The U.S. Commerce Department’s National Institute of Standards and Technology (NIST) on Wednesday released a resource that it says will help U.S. employers more effectively identify, recruit, develop and maintain cybersecurity talent.
The draft NICE Cybersecurity Workforce Framework (NCWF) provides a common language to categorize and describe cybersecurity work to help organizations build a strong staff to protect their systems and data.
NCWF was developed by the NIST-led National Initiative for Cybersecurity Education and is the culmination of many years of collaboration between industry, government and academia, said NIST. The U.S. Departments of Defense and Homeland Security were significant contributors.
In addition to helping educate, recruit, train and retain a qualified cybersecurity workforce, the NCWF will serve as a building block for the development of training standards, as well as for individual career planning.
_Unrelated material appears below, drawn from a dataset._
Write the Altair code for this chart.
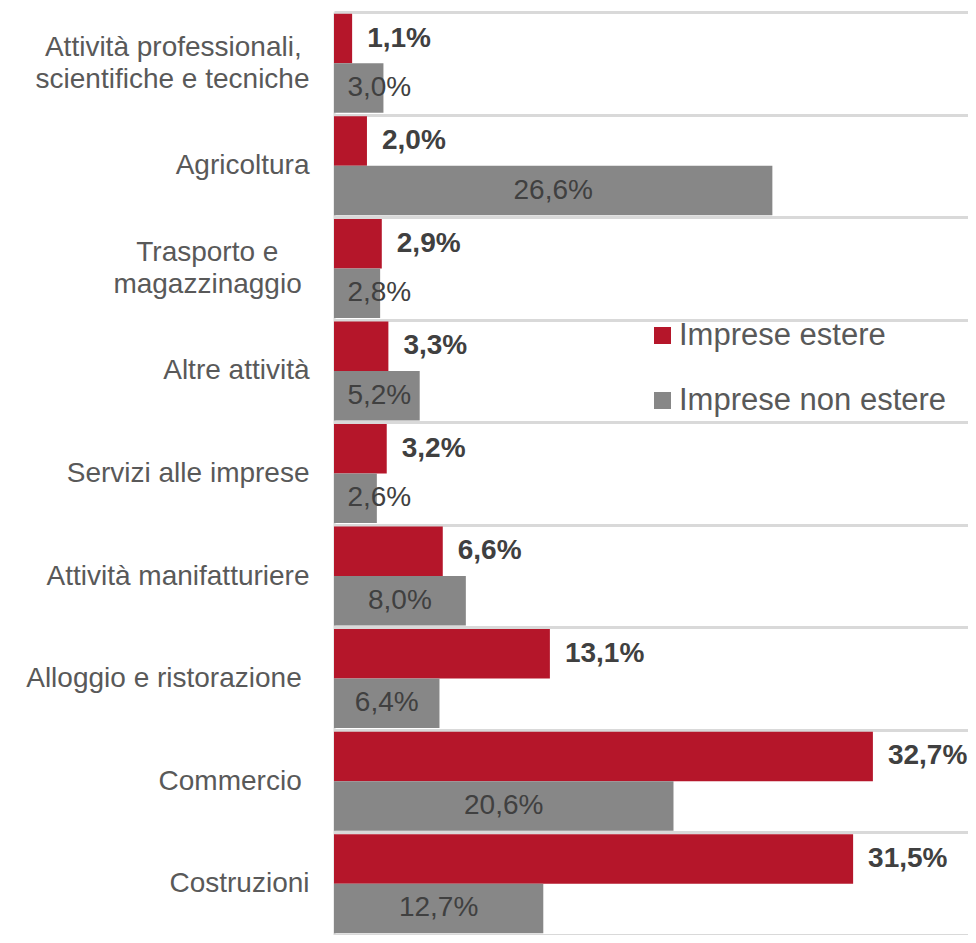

It will also allow organizations to develop a more realistic image of their cybersecurity workforce.
“When identifying their cybersecurity staff, many organizations overlook cybersecurity tasks being performed by lawyers, auditors and procurement officers,” said Bill Newhouse, NICE deputy director and lead author of the document. “The NCWF can help an organization identify cybersecurity tasks within a work role that are vital to its mission and then examine if its current staff can perform those tasks and, if not, hire staff who can.”
The more than 50 work roles defined in the framework include “cyber legal advisor” and “vulnerability analyst.” Each work role is defined by extensive sets of related knowledge, skills and abilities (KSAs) and tasks.
The federal government will soon be using the NCWF to identify its cybersecurity workforce, as directed by the Federal Cybersecurity Workforce Assessment Act of 2015 (Division N, Consolidated Appropriations Act, 2016 ), said NIST.